Dataset rows start

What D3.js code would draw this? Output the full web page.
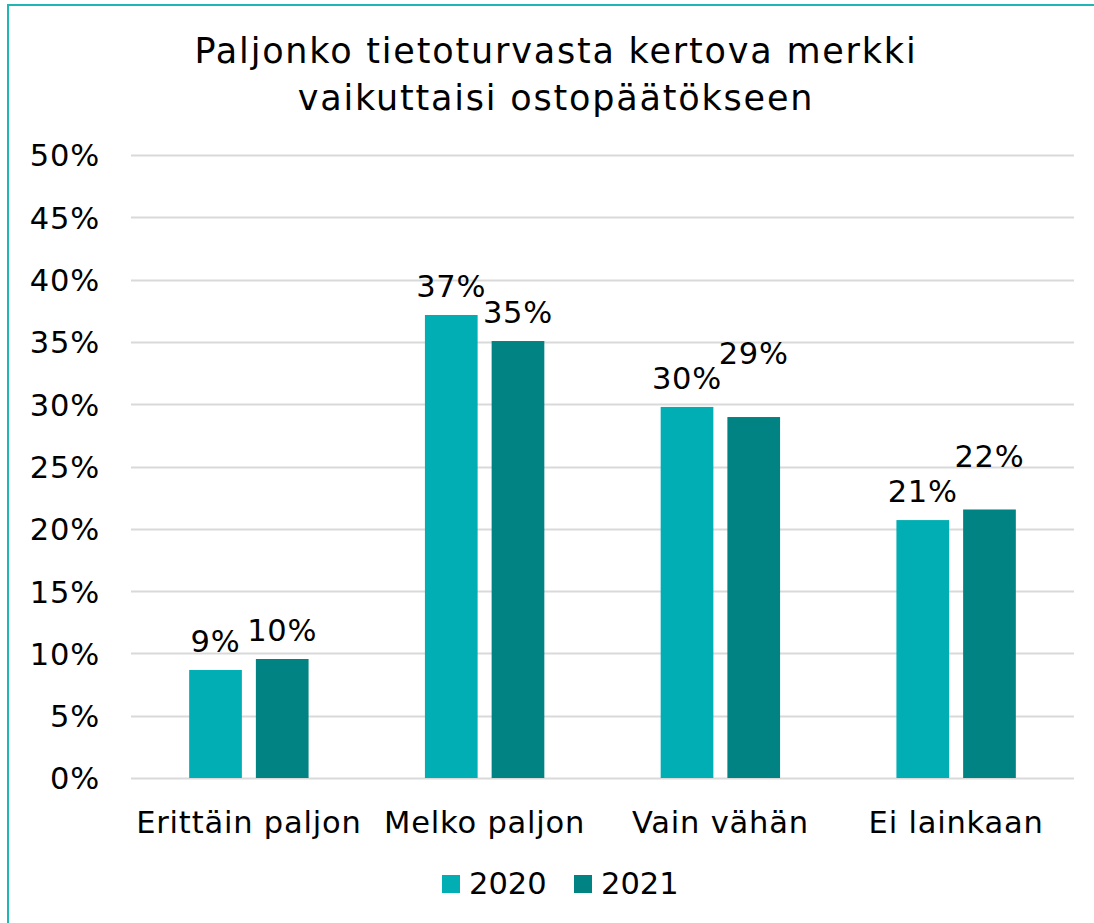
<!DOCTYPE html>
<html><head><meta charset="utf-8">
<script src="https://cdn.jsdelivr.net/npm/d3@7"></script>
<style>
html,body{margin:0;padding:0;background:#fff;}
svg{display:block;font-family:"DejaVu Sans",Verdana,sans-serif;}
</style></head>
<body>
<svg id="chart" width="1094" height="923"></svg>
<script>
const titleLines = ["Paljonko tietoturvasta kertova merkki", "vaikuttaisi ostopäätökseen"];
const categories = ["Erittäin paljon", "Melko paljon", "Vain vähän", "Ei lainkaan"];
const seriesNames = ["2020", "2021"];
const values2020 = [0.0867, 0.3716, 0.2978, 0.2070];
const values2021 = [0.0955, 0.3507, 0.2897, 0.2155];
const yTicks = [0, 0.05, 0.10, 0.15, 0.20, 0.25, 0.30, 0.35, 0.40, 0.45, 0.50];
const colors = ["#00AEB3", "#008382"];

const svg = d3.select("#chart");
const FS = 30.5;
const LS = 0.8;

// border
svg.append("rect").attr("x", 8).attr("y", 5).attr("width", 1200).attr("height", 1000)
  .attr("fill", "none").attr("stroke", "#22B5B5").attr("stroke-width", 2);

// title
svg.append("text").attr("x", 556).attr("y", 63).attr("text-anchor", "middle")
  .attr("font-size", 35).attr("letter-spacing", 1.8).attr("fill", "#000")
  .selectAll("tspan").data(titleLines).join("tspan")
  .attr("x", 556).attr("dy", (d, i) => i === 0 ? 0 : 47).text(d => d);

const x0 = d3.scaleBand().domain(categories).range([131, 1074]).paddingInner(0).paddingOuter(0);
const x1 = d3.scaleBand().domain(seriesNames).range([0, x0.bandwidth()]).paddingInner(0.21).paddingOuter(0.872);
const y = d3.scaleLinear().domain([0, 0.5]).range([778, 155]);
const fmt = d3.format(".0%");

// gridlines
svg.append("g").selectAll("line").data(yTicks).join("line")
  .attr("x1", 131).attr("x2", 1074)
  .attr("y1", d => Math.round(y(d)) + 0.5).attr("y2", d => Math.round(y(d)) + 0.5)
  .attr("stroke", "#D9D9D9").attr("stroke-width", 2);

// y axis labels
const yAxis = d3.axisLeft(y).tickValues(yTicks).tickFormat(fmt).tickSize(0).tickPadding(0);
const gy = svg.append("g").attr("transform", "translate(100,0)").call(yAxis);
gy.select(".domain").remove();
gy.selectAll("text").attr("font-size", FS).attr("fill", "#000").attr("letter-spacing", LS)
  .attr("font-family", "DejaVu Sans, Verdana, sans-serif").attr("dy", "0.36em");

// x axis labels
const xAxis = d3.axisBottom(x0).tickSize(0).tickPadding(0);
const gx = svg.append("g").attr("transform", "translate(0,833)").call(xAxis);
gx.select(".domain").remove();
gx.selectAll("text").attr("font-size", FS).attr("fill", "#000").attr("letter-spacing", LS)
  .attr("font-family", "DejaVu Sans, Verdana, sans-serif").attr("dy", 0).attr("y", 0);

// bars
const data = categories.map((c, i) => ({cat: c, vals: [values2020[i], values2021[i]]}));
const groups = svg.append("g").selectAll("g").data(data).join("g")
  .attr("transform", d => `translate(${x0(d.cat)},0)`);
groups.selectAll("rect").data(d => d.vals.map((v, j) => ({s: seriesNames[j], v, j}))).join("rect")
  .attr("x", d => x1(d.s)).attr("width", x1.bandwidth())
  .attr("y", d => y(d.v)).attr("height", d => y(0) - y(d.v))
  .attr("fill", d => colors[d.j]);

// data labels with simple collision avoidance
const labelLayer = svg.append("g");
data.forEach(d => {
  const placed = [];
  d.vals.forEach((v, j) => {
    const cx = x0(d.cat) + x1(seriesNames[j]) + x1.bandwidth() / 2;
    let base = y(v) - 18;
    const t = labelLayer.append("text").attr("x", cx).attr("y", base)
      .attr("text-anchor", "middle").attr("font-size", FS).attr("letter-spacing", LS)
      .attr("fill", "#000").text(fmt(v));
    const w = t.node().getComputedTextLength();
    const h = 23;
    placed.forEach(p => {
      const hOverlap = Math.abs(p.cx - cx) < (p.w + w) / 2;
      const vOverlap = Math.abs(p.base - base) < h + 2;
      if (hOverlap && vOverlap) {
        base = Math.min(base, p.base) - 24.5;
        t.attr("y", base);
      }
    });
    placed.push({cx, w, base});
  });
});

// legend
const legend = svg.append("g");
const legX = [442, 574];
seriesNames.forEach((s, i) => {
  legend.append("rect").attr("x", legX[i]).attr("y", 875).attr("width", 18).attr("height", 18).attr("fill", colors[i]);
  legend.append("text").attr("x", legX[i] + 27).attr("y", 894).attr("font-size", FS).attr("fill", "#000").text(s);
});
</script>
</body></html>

Dataset rows end
Dataset rows start

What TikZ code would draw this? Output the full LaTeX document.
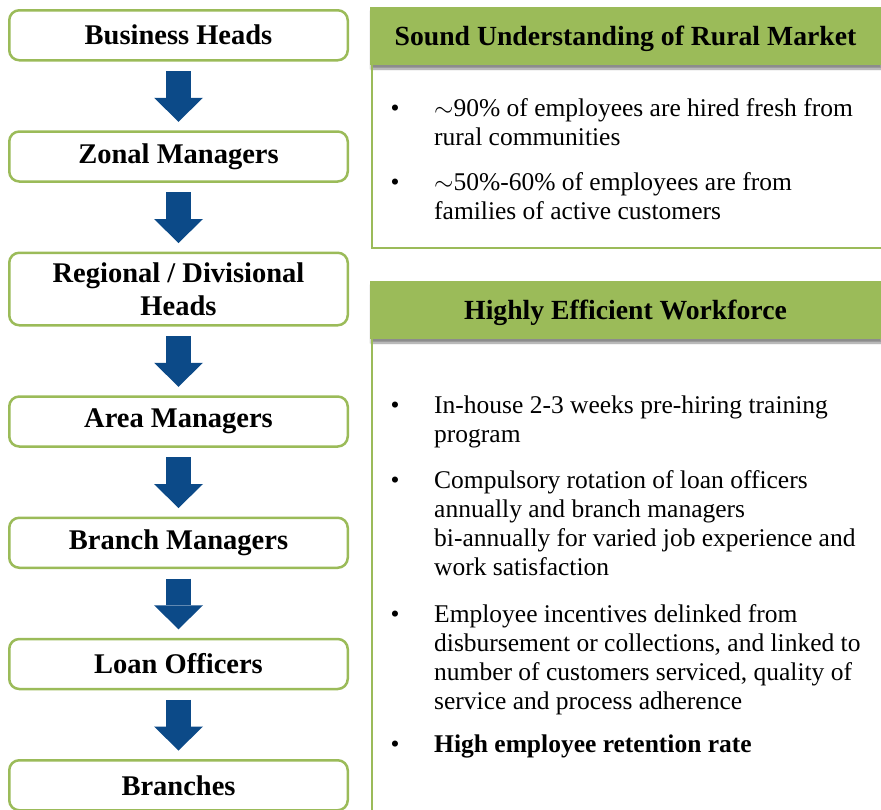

Dataset rows end

_Exercise goal_.
Go through the data and count each line that has the word "Output", then give the total alone.

_The reply_.
2